» **Required task**
Can you print the data exactly and leave out each image?

» **Recorded information**
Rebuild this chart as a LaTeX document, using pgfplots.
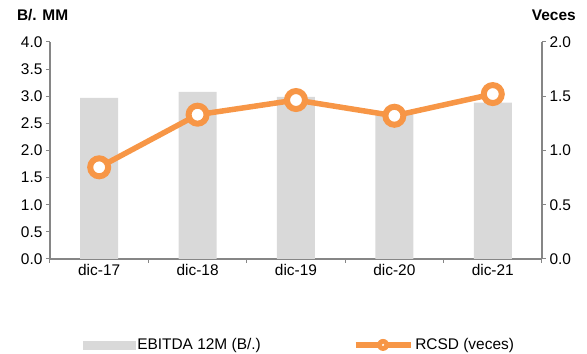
\documentclass[border=0pt]{standalone}
\usepackage{fontspec}
\setmainfont{Liberation Sans}
\usepackage{pgfplots}
\pgfplotsset{compat=1.18}
\definecolor{barc}{HTML}{D9D9D9}
\definecolor{orc}{HTML}{F79646}
\definecolor{axc}{HTML}{868686}
\begin{document}
\begin{tikzpicture}
\pgfplotsset{
  common/.style={
    scale only axis, width=492bp, height=217bp,
    xmin=-0.5, xmax=4.5,
    /pgf/number format/assume math mode=true,
    tick label style={font=\fontsize{15.5}{17}\selectfont, text=black},
    axis line style={axc, line width=1.1pt},
    tick style={axc, line width=1pt},
    major tick length=4bp,
    tick align=outside,
  }
}
\begin{axis}[common, clip=false,
  axis x line*=bottom, axis y line*=left,
  ymin=0, ymax=4, ytick={0,0.5,...,4},
  yticklabel style={/pgf/number format/.cd, fixed, fixed zerofill, precision=1},
  xtick={-0.5,0.5,1.5,2.5,3.5,4.5}, xticklabels={},
  extra x ticks={0,1,2,3,4},
  extra x tick labels={dic-17,dic-18,dic-19,dic-20,dic-21},
  extra x tick style={major tick length=0pt, tick label style={yshift=-2bp}},
]
\addplot[ybar, bar width=38bp, fill=barc, draw=none] coordinates {(0,2.97) (1,3.08) (2,2.99) (3,2.72) (4,2.88)};
\coordinate (bl) at (rel axis cs:-0.1016,-0.4378);
\coordinate (tr) at (rel axis cs:1.0915,1.1935);
\node[font=\bfseries\fontsize{15.5}{17}\selectfont, anchor=center] at (rel axis cs:-0.015,1.124) {B/. MM};
\node[font=\bfseries\fontsize{15.5}{17}\selectfont, anchor=center] at (rel axis cs:1.024,1.124) {Veces};
\end{axis}
\begin{axis}[common, clip=false,
  axis x line=none, axis y line*=right,
  ymin=0, ymax=2, ytick={0,0.5,...,2},
  yticklabel style={/pgf/number format/.cd, fixed, fixed zerofill, precision=1},
  legend style={at={(0.507,-0.396)}, anchor=center, draw=none, fill=none,
    legend columns=2, font=\fontsize{15.5}{17}\selectfont,
    /tikz/every even column/.append style={column sep=90bp}},
]
\addlegendimage{legend image code/.code={\fill[barc] (0bp,-4bp) rectangle (52bp,4bp);}}
\addlegendentry{EBITDA 12M (B/.)}
\addplot[orc, line width=5.5bp, mark=*, mark size=9bp,
  mark options={fill=white, draw=orc, line width=6bp},
  legend image code/.code={\draw[orc, line width=5.5bp] (0bp,0bp) -- (55bp,0bp);
    \path[fill=orc, draw=none] (27.5bp,0bp) circle[radius=6bp];
    \path[fill=white, draw=none] (27.5bp,0bp) circle[radius=1.2bp];}]
  coordinates {(0,0.845) (1,1.33) (2,1.465) (3,1.32) (4,1.52)};
\addlegendentry{RCSD (veces)}
\end{axis}
\pgfresetboundingbox
\useasboundingbox (bl) rectangle (tr);
\end{tikzpicture}
\end{document}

» **Response for this exercise**
Rebuild this chart as a LaTeX document, using pgfplots.
\documentclass[border=0pt]{standalone}
\usepackage{fontspec}
\setmainfont{Liberation Sans}
\usepackage{pgfplots}
\pgfplotsset{compat=1.18}
\definecolor{barc}{HTML}{D9D9D9}
\definecolor{orc}{HTML}{F79646}
\definecolor{axc}{HTML}{868686}
\begin{document}
\begin{tikzpicture}
\pgfplotsset{
  common/.style={
    scale only axis, width=492bp, height=217bp,
    xmin=-0.5, xmax=4.5,
    /pgf/number format/assume math mode=true,
    tick label style={font=\fontsize{15.5}{17}\selectfont, text=black},
    axis line style={axc, line width=1.1pt},
    tick style={axc, line width=1pt},
    major tick length=4bp,
    tick align=outside,
  }
}
\begin{axis}[common, clip=false,
  axis x line*=bottom, axis y line*=left,
  ymin=0, ymax=4, ytick={0,0.5,...,4},
  yticklabel style={/pgf/number format/.cd, fixed, fixed zerofill, precision=1},
  xtick={-0.5,0.5,1.5,2.5,3.5,4.5}, xticklabels={},
  extra x ticks={0,1,2,3,4},
  extra x tick labels={dic-17,dic-18,dic-19,dic-20,dic-21},
  extra x tick style={major tick length=0pt, tick label style={yshift=-2bp}},
]
\addplot[ybar, bar width=38bp, fill=barc, draw=none] coordinates {(0,2.97) (1,3.08) (2,2.99) (3,2.72) (4,2.88)};
\coordinate (bl) at (rel axis cs:-0.1016,-0.4378);
\coordinate (tr) at (rel axis cs:1.0915,1.1935);
\node[font=\bfseries\fontsize{15.5}{17}\selectfont, anchor=center] at (rel axis cs:-0.015,1.124) {B/. MM};
\node[font=\bfseries\fontsize{15.5}{17}\selectfont, anchor=center] at (rel axis cs:1.024,1.124) {Veces};
\end{axis}
\begin{axis}[common, clip=false,
  axis x line=none, axis y line*=right,
  ymin=0, ymax=2, ytick={0,0.5,...,2},
  yticklabel style={/pgf/number format/.cd, fixed, fixed zerofill, precision=1},
  legend style={at={(0.507,-0.396)}, anchor=center, draw=none, fill=none,
    legend columns=2, font=\fontsize{15.5}{17}\selectfont,
    /tikz/every even column/.append style={column sep=90bp}},
]
\addlegendimage{legend image code/.code={\fill[barc] (0bp,-4bp) rectangle (52bp,4bp);}}
\addlegendentry{EBITDA 12M (B/.)}
\addplot[orc, line width=5.5bp, mark=*, mark size=9bp,
  mark options={fill=white, draw=orc, line width=6bp},
  legend image code/.code={\draw[orc, line width=5.5bp] (0bp,0bp) -- (55bp,0bp);
    \path[fill=orc, draw=none] (27.5bp,0bp) circle[radius=6bp];
    \path[fill=white, draw=none] (27.5bp,0bp) circle[radius=1.2bp];}]
  coordinates {(0,0.845) (1,1.33) (2,1.465) (3,1.32) (4,1.52)};
\addlegendentry{RCSD (veces)}
\end{axis}
\pgfresetboundingbox
\useasboundingbox (bl) rectangle (tr);
\end{tikzpicture}
\end{document}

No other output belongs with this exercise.